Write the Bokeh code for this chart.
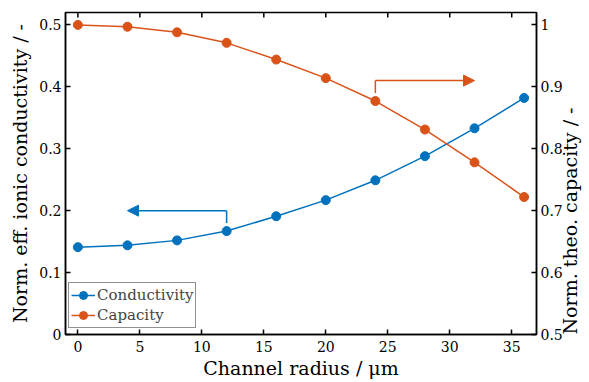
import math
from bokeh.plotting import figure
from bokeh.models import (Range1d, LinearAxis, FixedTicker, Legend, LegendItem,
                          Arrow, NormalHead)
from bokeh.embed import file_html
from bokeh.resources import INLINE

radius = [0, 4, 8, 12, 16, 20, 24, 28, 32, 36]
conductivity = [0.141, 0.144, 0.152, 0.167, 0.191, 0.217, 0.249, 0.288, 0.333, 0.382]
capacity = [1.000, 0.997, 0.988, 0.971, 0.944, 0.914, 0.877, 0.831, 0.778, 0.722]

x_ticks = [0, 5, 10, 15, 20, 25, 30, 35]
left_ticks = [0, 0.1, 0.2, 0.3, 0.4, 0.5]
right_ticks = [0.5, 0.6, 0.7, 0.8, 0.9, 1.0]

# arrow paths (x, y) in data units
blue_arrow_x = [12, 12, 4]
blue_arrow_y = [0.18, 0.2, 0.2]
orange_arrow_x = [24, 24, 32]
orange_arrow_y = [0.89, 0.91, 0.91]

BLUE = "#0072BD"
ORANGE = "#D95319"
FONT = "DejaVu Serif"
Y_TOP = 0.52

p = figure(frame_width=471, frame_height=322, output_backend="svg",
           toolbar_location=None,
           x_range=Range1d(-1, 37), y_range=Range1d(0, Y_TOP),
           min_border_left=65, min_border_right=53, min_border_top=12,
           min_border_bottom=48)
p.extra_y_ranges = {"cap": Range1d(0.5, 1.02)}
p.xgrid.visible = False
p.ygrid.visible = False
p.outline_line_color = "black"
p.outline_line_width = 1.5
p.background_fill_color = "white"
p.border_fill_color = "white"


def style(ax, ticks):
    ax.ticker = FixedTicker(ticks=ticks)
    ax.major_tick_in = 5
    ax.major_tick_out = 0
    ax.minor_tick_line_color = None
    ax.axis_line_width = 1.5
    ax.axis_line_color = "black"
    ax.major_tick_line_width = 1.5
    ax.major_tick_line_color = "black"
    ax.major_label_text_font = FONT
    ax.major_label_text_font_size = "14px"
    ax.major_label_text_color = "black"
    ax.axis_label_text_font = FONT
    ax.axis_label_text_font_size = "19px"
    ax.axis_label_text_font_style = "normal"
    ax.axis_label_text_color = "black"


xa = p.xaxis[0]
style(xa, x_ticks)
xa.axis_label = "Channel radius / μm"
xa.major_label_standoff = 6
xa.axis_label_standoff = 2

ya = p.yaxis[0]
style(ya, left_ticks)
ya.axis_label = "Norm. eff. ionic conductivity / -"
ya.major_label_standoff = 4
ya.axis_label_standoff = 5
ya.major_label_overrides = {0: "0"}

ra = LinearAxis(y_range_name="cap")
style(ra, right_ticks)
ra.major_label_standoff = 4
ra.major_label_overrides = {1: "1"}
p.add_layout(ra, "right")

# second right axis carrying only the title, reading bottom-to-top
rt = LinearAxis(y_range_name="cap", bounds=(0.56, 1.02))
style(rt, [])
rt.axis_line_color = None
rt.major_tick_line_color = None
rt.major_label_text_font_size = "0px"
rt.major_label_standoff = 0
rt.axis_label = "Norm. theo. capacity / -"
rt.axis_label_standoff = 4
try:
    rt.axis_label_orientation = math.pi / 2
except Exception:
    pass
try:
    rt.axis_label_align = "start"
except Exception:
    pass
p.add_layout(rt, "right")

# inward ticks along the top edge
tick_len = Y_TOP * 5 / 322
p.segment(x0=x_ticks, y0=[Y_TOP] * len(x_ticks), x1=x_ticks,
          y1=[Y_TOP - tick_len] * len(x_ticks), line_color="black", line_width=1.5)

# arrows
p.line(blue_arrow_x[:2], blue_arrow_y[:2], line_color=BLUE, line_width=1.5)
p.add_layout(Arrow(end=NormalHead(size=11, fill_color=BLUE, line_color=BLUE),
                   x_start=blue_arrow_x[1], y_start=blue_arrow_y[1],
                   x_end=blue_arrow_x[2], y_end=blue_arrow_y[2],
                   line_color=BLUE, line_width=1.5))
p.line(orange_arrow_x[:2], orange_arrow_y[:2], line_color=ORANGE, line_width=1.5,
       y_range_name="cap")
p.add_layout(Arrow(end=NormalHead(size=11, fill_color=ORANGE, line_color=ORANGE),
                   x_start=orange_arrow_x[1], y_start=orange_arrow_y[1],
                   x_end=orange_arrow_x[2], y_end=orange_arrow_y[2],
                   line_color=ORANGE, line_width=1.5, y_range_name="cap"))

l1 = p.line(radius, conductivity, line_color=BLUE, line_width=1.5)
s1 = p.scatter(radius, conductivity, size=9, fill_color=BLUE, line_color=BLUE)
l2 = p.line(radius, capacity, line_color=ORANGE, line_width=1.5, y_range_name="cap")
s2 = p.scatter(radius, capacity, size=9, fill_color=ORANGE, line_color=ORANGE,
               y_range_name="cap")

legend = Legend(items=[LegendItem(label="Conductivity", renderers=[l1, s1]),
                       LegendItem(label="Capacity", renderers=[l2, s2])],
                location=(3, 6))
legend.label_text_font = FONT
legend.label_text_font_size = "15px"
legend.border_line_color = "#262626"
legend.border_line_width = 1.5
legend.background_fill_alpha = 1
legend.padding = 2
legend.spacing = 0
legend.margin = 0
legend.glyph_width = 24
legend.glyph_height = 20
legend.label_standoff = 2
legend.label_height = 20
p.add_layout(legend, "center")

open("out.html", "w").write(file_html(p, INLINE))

═══

What the exercise asks: Please quote the lines of the material, beginning with the first and ending with the one that contains "orange_arrow_y = [0.89, 0.91, 0.91]", exactly as written and without any pictures.

Response:
Write the Bokeh code for this chart.
import math
from bokeh.plotting import figure
from bokeh.models import (Range1d, LinearAxis, FixedTicker, Legend, LegendItem,
                          Arrow, NormalHead)
from bokeh.embed import file_html
from bokeh.resources import INLINE

radius = [0, 4, 8, 12, 16, 20, 24, 28, 32, 36]
conductivity = [0.141, 0.144, 0.152, 0.167, 0.191, 0.217, 0.249, 0.288, 0.333, 0.382]
capacity = [1.000, 0.997, 0.988, 0.971, 0.944, 0.914, 0.877, 0.831, 0.778, 0.722]

x_ticks = [0, 5, 10, 15, 20, 25, 30, 35]
left_ticks = [0, 0.1, 0.2, 0.3, 0.4, 0.5]
right_ticks = [0.5, 0.6, 0.7, 0.8, 0.9, 1.0]

# arrow paths (x, y) in data units
blue_arrow_x = [12, 12, 4]
blue_arrow_y = [0.18, 0.2, 0.2]
orange_arrow_x = [24, 24, 32]
orange_arrow_y = [0.89, 0.91, 0.91]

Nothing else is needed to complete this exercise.